--- begin Data entries ---
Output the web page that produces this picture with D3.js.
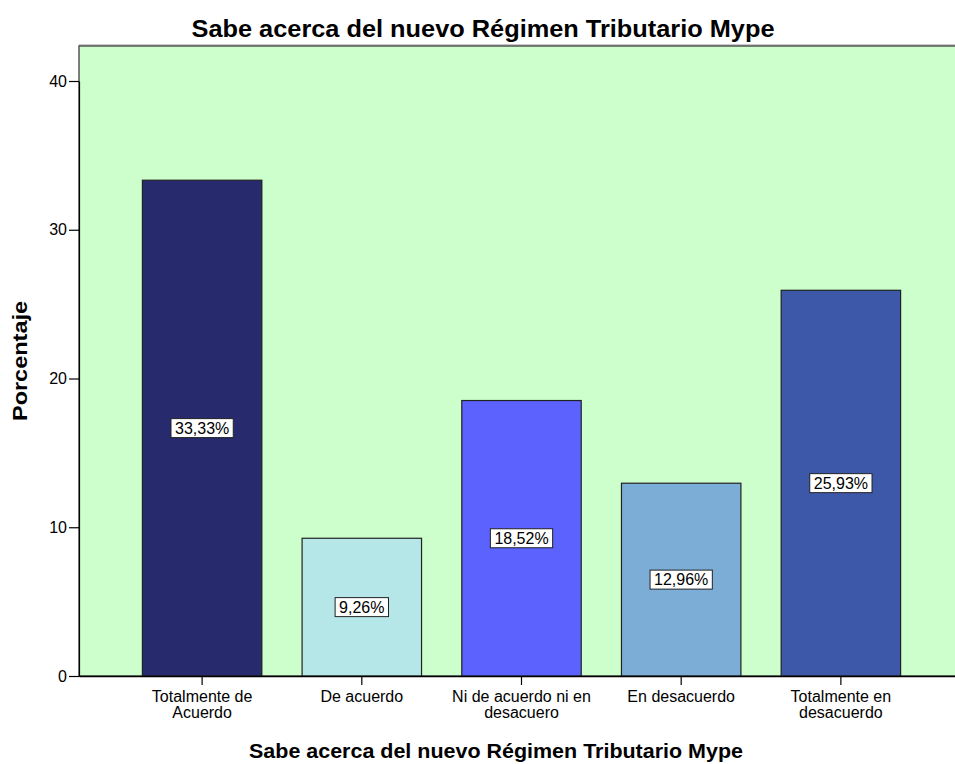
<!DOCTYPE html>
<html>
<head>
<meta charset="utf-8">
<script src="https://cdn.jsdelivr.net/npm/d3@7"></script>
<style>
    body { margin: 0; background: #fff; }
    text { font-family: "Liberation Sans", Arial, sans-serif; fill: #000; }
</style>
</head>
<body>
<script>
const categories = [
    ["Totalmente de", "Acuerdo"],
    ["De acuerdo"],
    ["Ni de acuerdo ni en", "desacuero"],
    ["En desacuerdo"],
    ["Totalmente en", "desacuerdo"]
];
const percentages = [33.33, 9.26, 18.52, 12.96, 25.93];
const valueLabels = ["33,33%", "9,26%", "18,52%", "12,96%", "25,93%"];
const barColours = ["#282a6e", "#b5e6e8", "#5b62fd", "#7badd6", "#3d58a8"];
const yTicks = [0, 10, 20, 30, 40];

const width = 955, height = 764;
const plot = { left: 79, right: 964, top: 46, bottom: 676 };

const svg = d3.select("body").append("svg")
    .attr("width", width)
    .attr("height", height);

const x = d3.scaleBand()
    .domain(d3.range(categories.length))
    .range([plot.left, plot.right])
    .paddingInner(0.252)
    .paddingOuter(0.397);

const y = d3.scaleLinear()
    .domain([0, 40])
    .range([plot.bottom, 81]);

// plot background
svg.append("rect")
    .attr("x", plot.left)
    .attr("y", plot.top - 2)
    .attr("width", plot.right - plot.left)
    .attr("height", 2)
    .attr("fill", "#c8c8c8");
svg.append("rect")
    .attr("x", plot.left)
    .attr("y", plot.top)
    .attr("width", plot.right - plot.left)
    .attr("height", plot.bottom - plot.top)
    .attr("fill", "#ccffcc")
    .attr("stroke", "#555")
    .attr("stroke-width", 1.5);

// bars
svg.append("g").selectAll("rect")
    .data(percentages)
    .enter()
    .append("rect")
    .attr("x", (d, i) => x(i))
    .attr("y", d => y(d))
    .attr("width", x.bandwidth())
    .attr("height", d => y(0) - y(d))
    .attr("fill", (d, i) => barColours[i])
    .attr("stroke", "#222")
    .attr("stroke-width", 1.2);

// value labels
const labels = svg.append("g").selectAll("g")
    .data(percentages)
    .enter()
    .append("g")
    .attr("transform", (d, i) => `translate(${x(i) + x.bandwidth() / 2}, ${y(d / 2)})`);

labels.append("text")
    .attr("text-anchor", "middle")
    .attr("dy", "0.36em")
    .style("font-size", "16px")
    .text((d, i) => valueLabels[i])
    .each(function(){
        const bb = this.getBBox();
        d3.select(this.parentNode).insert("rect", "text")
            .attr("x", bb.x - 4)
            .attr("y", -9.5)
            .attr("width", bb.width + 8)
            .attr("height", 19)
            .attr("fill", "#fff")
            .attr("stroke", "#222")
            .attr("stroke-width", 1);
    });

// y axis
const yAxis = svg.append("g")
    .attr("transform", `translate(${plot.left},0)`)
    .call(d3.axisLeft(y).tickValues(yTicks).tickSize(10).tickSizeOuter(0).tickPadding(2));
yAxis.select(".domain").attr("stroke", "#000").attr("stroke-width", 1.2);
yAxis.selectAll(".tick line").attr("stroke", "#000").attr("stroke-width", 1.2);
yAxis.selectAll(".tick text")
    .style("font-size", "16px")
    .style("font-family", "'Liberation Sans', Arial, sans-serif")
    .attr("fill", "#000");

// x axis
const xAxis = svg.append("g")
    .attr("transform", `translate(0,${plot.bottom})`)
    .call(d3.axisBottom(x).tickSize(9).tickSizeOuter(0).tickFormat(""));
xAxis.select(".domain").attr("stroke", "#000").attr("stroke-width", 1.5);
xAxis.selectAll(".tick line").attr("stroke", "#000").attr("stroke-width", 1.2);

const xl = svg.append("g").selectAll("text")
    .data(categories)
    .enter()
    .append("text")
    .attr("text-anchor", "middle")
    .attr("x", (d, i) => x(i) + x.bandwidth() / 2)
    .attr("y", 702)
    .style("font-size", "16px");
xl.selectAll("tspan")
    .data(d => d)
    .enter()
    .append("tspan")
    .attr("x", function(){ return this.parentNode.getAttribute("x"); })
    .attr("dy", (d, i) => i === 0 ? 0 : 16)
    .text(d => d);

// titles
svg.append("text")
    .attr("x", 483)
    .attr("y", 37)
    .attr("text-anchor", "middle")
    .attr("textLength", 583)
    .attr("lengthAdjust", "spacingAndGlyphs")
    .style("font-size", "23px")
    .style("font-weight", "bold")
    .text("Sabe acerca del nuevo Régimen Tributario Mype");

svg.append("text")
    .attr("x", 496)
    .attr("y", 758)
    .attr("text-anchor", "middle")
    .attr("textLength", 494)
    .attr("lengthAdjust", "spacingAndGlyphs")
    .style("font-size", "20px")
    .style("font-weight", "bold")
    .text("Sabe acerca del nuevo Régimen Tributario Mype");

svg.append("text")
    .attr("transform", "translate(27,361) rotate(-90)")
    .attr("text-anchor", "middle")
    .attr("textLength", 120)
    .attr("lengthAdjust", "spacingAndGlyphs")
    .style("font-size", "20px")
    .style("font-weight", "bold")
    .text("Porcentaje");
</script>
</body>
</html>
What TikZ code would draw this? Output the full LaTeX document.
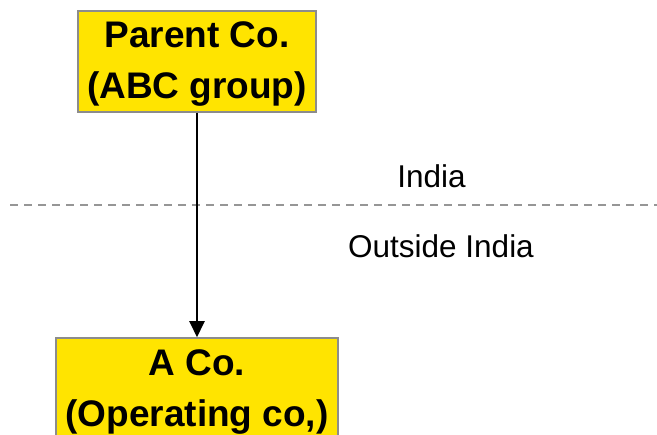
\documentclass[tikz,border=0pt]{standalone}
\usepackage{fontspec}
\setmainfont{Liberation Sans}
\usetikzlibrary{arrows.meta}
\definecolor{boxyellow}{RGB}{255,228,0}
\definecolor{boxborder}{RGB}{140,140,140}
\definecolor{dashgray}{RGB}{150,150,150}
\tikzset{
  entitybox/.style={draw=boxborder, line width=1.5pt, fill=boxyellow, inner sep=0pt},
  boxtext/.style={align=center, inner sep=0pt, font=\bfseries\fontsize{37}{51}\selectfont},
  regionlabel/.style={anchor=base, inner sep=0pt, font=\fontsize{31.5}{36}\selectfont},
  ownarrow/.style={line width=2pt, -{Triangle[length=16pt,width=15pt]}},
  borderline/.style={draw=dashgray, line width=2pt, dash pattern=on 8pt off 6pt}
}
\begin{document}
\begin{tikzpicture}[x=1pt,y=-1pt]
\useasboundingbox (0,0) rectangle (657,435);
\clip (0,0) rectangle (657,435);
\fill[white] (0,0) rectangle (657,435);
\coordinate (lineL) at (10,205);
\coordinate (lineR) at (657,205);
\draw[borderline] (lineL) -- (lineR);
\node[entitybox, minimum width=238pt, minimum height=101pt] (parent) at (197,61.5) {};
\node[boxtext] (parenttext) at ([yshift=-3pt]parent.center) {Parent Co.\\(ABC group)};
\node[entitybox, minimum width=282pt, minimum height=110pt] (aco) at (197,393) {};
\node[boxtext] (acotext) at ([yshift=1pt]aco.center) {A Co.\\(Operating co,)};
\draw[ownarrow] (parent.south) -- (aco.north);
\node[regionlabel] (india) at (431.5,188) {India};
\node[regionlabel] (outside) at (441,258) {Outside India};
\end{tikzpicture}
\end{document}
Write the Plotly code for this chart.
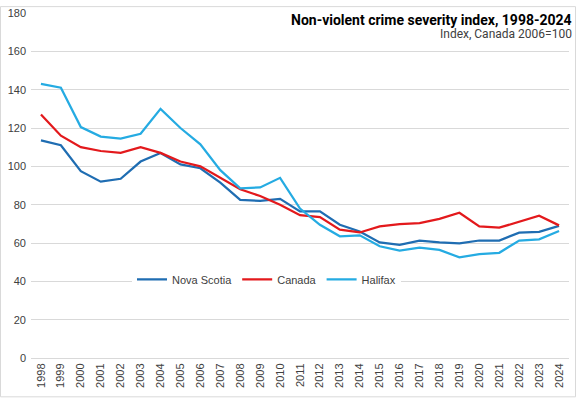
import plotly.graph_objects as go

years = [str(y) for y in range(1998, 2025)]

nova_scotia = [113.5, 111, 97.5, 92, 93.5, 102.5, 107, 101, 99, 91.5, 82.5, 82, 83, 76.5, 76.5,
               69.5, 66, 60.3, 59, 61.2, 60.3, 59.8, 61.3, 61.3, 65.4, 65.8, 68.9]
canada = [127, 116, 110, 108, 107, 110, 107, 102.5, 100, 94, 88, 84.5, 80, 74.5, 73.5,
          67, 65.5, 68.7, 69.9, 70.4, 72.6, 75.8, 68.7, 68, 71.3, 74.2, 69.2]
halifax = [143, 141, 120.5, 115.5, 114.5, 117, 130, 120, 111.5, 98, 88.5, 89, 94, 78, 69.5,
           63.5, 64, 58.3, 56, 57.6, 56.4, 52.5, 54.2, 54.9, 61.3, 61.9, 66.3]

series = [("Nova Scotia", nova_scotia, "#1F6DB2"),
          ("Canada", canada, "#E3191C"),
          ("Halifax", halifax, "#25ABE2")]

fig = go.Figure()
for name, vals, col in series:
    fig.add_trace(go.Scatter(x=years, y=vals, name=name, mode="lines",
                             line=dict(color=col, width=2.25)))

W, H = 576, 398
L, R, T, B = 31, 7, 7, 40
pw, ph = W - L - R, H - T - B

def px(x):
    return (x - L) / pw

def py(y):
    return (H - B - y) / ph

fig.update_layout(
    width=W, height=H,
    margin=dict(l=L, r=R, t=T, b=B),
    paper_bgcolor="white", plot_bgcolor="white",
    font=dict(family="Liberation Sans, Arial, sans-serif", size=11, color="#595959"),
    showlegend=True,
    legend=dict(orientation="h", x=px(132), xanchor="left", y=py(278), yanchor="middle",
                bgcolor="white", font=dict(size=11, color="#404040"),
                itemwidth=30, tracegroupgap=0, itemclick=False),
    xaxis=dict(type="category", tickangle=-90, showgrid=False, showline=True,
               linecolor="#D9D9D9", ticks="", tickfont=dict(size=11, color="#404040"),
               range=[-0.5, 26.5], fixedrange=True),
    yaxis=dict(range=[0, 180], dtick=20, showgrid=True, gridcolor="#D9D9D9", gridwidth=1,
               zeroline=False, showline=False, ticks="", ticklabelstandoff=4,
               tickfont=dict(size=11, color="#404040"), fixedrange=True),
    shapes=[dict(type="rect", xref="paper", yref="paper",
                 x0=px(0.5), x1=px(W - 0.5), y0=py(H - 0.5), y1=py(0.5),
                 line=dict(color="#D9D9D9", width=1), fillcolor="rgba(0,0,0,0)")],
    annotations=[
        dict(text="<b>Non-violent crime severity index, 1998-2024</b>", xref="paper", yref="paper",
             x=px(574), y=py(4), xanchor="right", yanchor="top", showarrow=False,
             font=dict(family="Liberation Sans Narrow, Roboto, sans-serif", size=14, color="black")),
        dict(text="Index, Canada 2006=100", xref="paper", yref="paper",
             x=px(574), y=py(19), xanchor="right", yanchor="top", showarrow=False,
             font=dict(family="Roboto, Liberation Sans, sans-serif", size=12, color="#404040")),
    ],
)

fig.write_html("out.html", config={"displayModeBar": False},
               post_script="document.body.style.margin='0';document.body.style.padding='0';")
--- end Data entries ---
Go to the line containing "Write the Plotly code for this chart." and copy exactly from there through the line containing "years = [str(y) for y in range(1998, 2025)]", both included, and nothing more. Pictures are excluded.

** Output for this exercise **
Write the Plotly code for this chart.
import plotly.graph_objects as go

years = [str(y) for y in range(1998, 2025)]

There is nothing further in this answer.